The Animal Family
- original cover
- Author: Randall Jarrell
- Illustrator: Maurice Sendak
- Cover artist: Maurice Sendak
- Language: English
- Genre: children's literature
- Publisher: Harper & Row
- Publication date: 1965
- Publication place: U.S.
- Pages: 180
- ISBN: 0-06-205904-1
- OCLC: 180013285

= The Animal Family =

1965 novel by Randall Jarrell

The Animal Family is a 1965 children's novel by American poet and critic Randall Jarrell and illustrated by noted children's book illustrator Maurice Sendak. It is a 1966 Newbery Honor book and has a significant following among adult readers.

==Plot summary==
A man, a mermaid, a boy, a bear and a lynx – all orphans – find a home together in a log cabin in the woods by the sea. By sharing experiences and developing narratives regarding their origins, the group establishes a distinct family structure.

==Reception==
"I had not known that I was waiting for 'The Animal Family'," claimed Mary Poppins author P. L. Travers, "but when it came it was as though I had long been expecting it. That is what happens when one encounters poetry." Reviewing the novel for The New York Times, Travers continues:
There is nothing here of Hans Andersen's mawkish portentousness and nostalgia, no longing for an immortal soul, no craving for a pair of legs. Our mermaid accepts herself as she is, a sea-creature in love with the land, eager to understand its language, willing to submit to its limitations. [...] The story is a medley of lyrical factuality. Never once does its sentiment decline into sentimentality . . . nor our belief into skepticism. There is the truth of fact and the truth of truth, as D. H. Lawrence said, and any child reading this book would know to which category "The Animal Family" belonged.[...] Is it a book for children? I would say Yes because for me all books are books for children. [...] But is any book that these creatures love really invented for them? "I write to please myself," said Beatrix Potter, all her natural modesty and arrogance gathered into the noble phrase. Indeed, whom else, one could rightly ask. And this book bears the same hallmark.

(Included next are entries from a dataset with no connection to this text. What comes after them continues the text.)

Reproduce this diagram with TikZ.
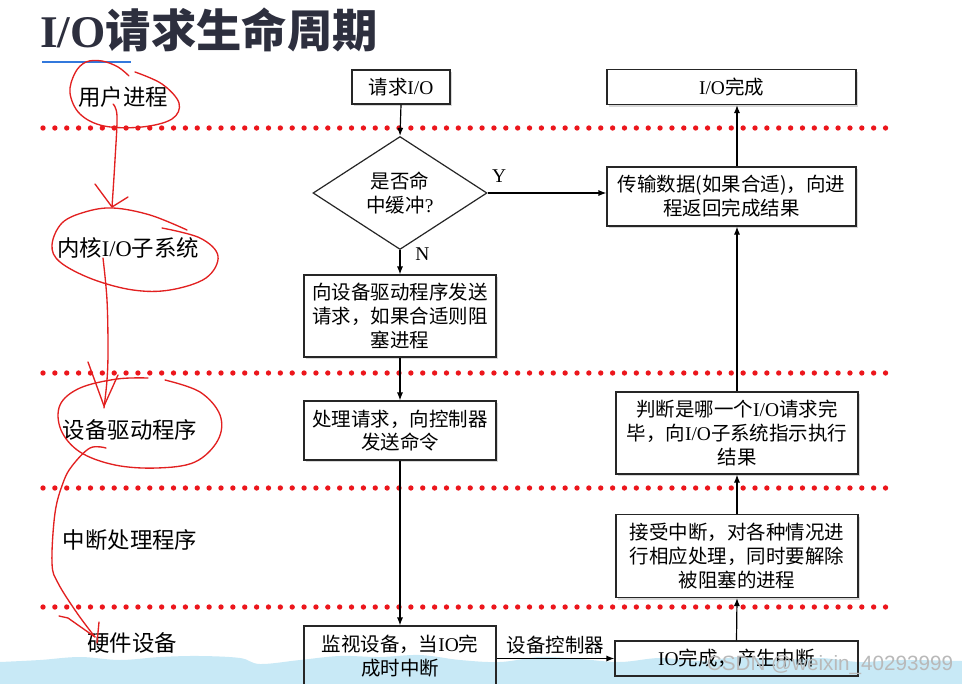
\documentclass[tikz,border=0pt]{standalone}
\usepackage{fontspec}
\setmainfont{Noto Sans CJK SC}
\newfontfamily\lat{Liberation Serif}
\newfontfamily\wmfont{Liberation Sans}
\usetikzlibrary{shapes.geometric,arrows.meta,shadows}
\definecolor{dotred}{RGB}{236,22,28}
\definecolor{pen}{RGB}{226,32,32}
\definecolor{wave}{RGB}{200,233,246}
\definecolor{titlec}{RGB}{45,47,62}
\definecolor{ublue}{RGB}{50,120,220}
\begin{document}
\begin{tikzpicture}[x=0.75pt,y=-0.75pt,
  boxtext/.style={font=\fontsize{14.6}{17.8}\selectfont},
  box/.style={boxtext, draw=black!85, line width=0.9pt, fill=white, align=center, inner sep=0pt,
    drop shadow={shadow xshift=1.6pt, shadow yshift=-1.6pt, opacity=0.3}},
  openbox/.style={boxtext, draw=black!85, line width=0.9pt, align=center, inner sep=0pt},
  decision/.style={boxtext, diamond, draw=black!85, line width=0.9pt, fill=white, align=center, inner sep=0pt},
  layer/.style={font=\fontsize{16.8}{20}\selectfont, inner sep=0pt},
  flow/.style={line width=0.9pt, -{Latex[length=6pt,width=4.6pt]}},
  dotline/.style={dotred, line width=4pt, line cap=round, dash pattern=on 0pt off 8.9pt},
  penline/.style={pen, line width=1pt, line cap=round, line join=round},
  tag/.style={font=\lat\fontsize{14.6}{17}\selectfont, inner sep=0pt}
]
\useasboundingbox (0,0) rectangle (962,684);
\fill[white] (0,0) rectangle (962,684);

% bottom wave
\fill[wave] plot[smooth, tension=0.6] coordinates {(0,662) (40,660) (80,657) (120,660) (160,657) (200,656) (240,658) (260,664) (300,660) (340,656) (380,657) (420,655) (460,660) (500,662) (540,657) (580,659) (620,662) (660,658) (700,661) (740,657) (780,660) (820,658) (860,662) (900,660) (962,661)} -- (962,684) -- (0,684) -- cycle;

% title
\node[anchor=west, inner sep=0pt, text=titlec, font=\fontsize{34}{40}\selectfont\bfseries] (title) at (40,30) {{\lat\bfseries I/O}请求生命周期};
\draw[ublue, line width=1.5pt] (42,62) -- (131,62);

% dotted separators
\foreach \yy in {128,373,488,607} \draw[dotline] (43,\yy) -- (888,\yy);

% layer labels
\node[layer] (l1) at (123,97) {用户进程};
\node[layer] (l2) at (128,248) {内核{\lat I/O}子系统};
\node[layer] (l3) at (130,430) {设备驱动程序};
\node[layer] (l4) at (130,540) {中断处理程序};
\node[layer] (l5) at (132,643) {硬件设备};

% boxes
\node[box, minimum width=98*0.75pt, minimum height=34*0.75pt] (req) at (401,87) {请求{\lat I/O}};
\node[box, minimum width=249*0.75pt, minimum height=35*0.75pt] (done) at (731.5,87) {{\lat I/O}完成};
\node[decision, minimum width=174*0.75pt, minimum height=113*0.75pt] (dia) at (400,193) {是否命\\中缓冲{\lat ?}};
\node[box, minimum width=249*0.75pt, minimum height=59*0.75pt] (trans) at (731.5,196.5) {传输数据(如果合适)，向进\\程返回完成结果};
\node[box, minimum width=192*0.75pt, minimum height=82*0.75pt] (send) at (400,316) {向设备驱动程序发送\\请求，如果合适则阻\\塞进程};
\node[box, minimum width=192*0.75pt, minimum height=59*0.75pt] (proc) at (400,430.5) {处理请求，向控制器\\发送命令};
\node[box, minimum width=242*0.75pt, minimum height=82*0.75pt] (judge) at (737,433) {判断是哪一个{\lat I/O}请求完\\毕，向{\lat I/O}子系统指示执行\\结果};
\node[box, minimum width=242*0.75pt, minimum height=83*0.75pt] (intr) at (737,556) {接受中断，对各种情况进\\行相应处理，同时要解除\\被阻塞的进程};
\node[openbox, minimum width=192*0.75pt, minimum height=60*0.75pt] (mon) at (400,656) {监视设备，当{\lat IO}完\\成时中断};
\node[openbox, minimum width=243*0.75pt, minimum height=35*0.75pt] (ioc) at (736.5,658.5) {{\lat IO}完成，产生中断};

% connectors
\draw[flow] (req.south) -- (dia.north);
\draw[flow] (dia.east) -- node[tag, pos=0, anchor=south west, xshift=3pt, yshift=7.5pt] {Y} (trans.west |- dia.east);
\draw[flow] (dia.south) -- node[tag, pos=0.15, anchor=west, xshift=11pt] {N} (send.north);
\draw[flow] (send.south) -- (proc.north);
\draw[flow] (proc.south) -- (mon.north);
\draw[flow] (mon.east |- ioc.west) -- node[boxtext, above=3pt, inner sep=0pt] {设备控制器} (ioc.west);
\draw[flow] (ioc.north) -- (intr.south);
\draw[flow] (intr.north) -- (judge.south);
\draw[flow] (judge.north) -- (judge.north |- trans.south);
\draw[flow] (trans.north -| judge.north) -- (done.south -| judge.north);

% handwritten annotations
\draw[penline] plot[smooth, tension=0.6] coordinates {(135,72) (162,84) (179,103) (172,119) (142,127) (104,126) (80,114) (70,93) (75,73) (86,62) (102,61) (118,67) (129,76)};
\draw[penline] plot[smooth, tension=0.6] coordinates {(113,104) (117,116) (115,160) (112,207)};
\draw[penline] (95,184) -- (112,207) -- (128,197);

\draw[penline] plot[smooth, tension=0.6] coordinates {(162,228) (200,238) (218,256) (206,278) (170,290) (133,290) (92,279) (60,262) (52,245) (62,223) (85,212) (113,208) (150,215) (187,230)};
\draw[penline] plot[smooth, tension=0.6] coordinates {(103,258) (107,300) (108,350) (107,380) (104,408)};
\draw[penline] (88,362) -- (104,406) -- (118,375);

\draw[penline] plot[smooth, tension=0.6] coordinates {(165,380) (200,392) (220,415) (218,440) (195,462) (157,468) (115,465) (80,452) (61,430) (60,405) (80,388) (117,379) (148,378)};
\draw[penline] plot[smooth, tension=0.6] coordinates {(106,448) (90,448) (72,466) (63,483) (55,513) (52,563) (58,583) (77,613) (95,637)};
\draw[penline] (59,616) -- (68,618) -- (95,637);
\draw[penline] (99,622) -- (97,643);

% watermark
\node[font=\wmfont\fontsize{15.5}{18}\selectfont, text=gray!55, inner sep=0pt] (wm) at (830,665) {CSDN @weixin\_40293999};
\end{tikzpicture}
\end{document}
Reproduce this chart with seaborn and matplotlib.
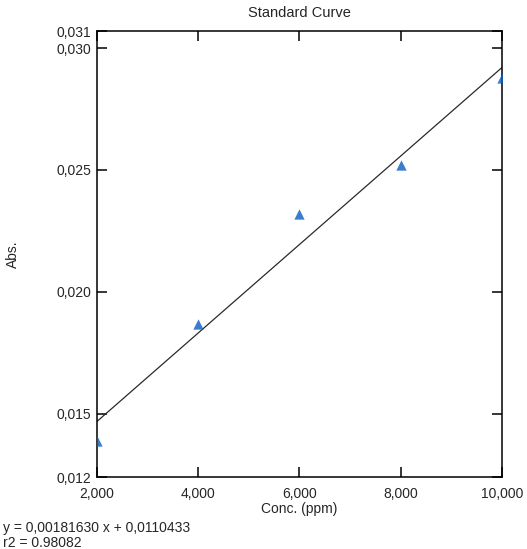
import numpy as np
import pandas as pd
import matplotlib
matplotlib.use("Agg")
import matplotlib.pyplot as plt
import seaborn as sns
from matplotlib.ticker import FuncFormatter

# ==========================
# Data
# ==========================

conc = [2, 4, 6, 8, 10]
absorb = [0.01388, 0.01866, 0.02320, 0.02521, 0.02876]

x_ticks = [2, 4, 6, 8, 10]
y_ticks = [0.0124, 0.015, 0.020, 0.025, 0.030, 0.0307]
y_labels = ["0,012", "0,015", "0,020", "0,025", "0,030", "0,031"]

fit_text = "y = 0,00181630 x + 0,0110433"
r2_text = "r2 = 0.98082"

df = pd.DataFrame({"Conc": conc, "Abs": absorb})

# ==========================
# Plot
# ==========================

sns.set_style("ticks")
plt.rcParams["font.family"] = ["Liberation Sans", "DejaVu Sans"]
plt.rcParams["font.size"] = 10

fig = plt.figure(figsize=(5.27, 5.49), dpi=100)
ax = fig.add_axes([0.184, 0.1311, 0.7686, 0.8124])

sns.regplot(
    data=df,
    x="Conc",
    y="Abs",
    ci=None,
    marker="^",
    scatter_kws={"s": 55, "color": "#0a5cc0", "linewidths": 0, "zorder": 3},
    line_kws={"color": "#2a2a2a", "linewidth": 0.9},
    ax=ax
)

ax.set_xlim(2, 10)
ax.set_ylim(y_ticks[0], y_ticks[-1])
ax.set_xticks(x_ticks)
ax.set_yticks(y_ticks)
ax.set_yticklabels(y_labels)
ax.xaxis.set_major_formatter(FuncFormatter(lambda v, p: f"{v:,.3f}".replace(".", ",")))

for s in ax.spines.values():
    s.set_visible(True)
    s.set_linewidth(1.1)
    s.set_color("black")

ax.tick_params(direction="in", length=7, width=1.1, color="black",
               top=True, right=True, labelsize=10, pad=4)
ax.tick_params(axis="x", pad=7)

ax.set_title("Standard Curve", fontsize=10.5, pad=10)
ax.set_xlabel("Conc. (ppm)", fontsize=10, labelpad=1)
ax.set_ylabel("Abs.", fontsize=10)
ax.yaxis.set_label_coords(-0.19, 0.5)

fig.text(3 / 527, 1 - 528 / 549, fit_text, fontsize=10, va="center", ha="left")
fig.text(3 / 527, 1 - 543 / 549, r2_text, fontsize=10, va="center", ha="left")

fig.savefig("out.png", dpi=100)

Eleven years later, the Times revisited Jarrell's juvenile works, with novelist John Updike judging The Animal Family the best of his children's books and praising its "exqusite" writing.
[A]ll of Jarell's little juveniles are a cut above the run in intelligence and unfaked feeling. The feeling, however, remains somewhat locked behind the combinative oddness, the mix of pluralism, isolation and warping transposition; these tales of boys active at night and bats active in day bend, as it were, around an unseen center. They are surreal as not even "Alice" is surreal, for the anfractuosities of Carroll's nightmare wind back to the sunny riverbank, while Jarrell's leave us in a mist, in an owl's twilight, without that sense of emergence, of winning through and clearing up, intrinsic to children's classics from "Cinderella" to "Charlotte's Web."

==Adaptation==
In 2017, Toei Animation launched a crowdfunding campaign under Tomoyasu Murata to create a stop motion animated film adaptation of the story, using its Japanese title: The Story of the Mermaid that went up to Land (陸にあがった人魚のはなし, Riku ni Agatta Ningyo no Hanashi). In two days, the project reached 68% of its goal to create a three-minute pilot to showcase the viability of a one hour film.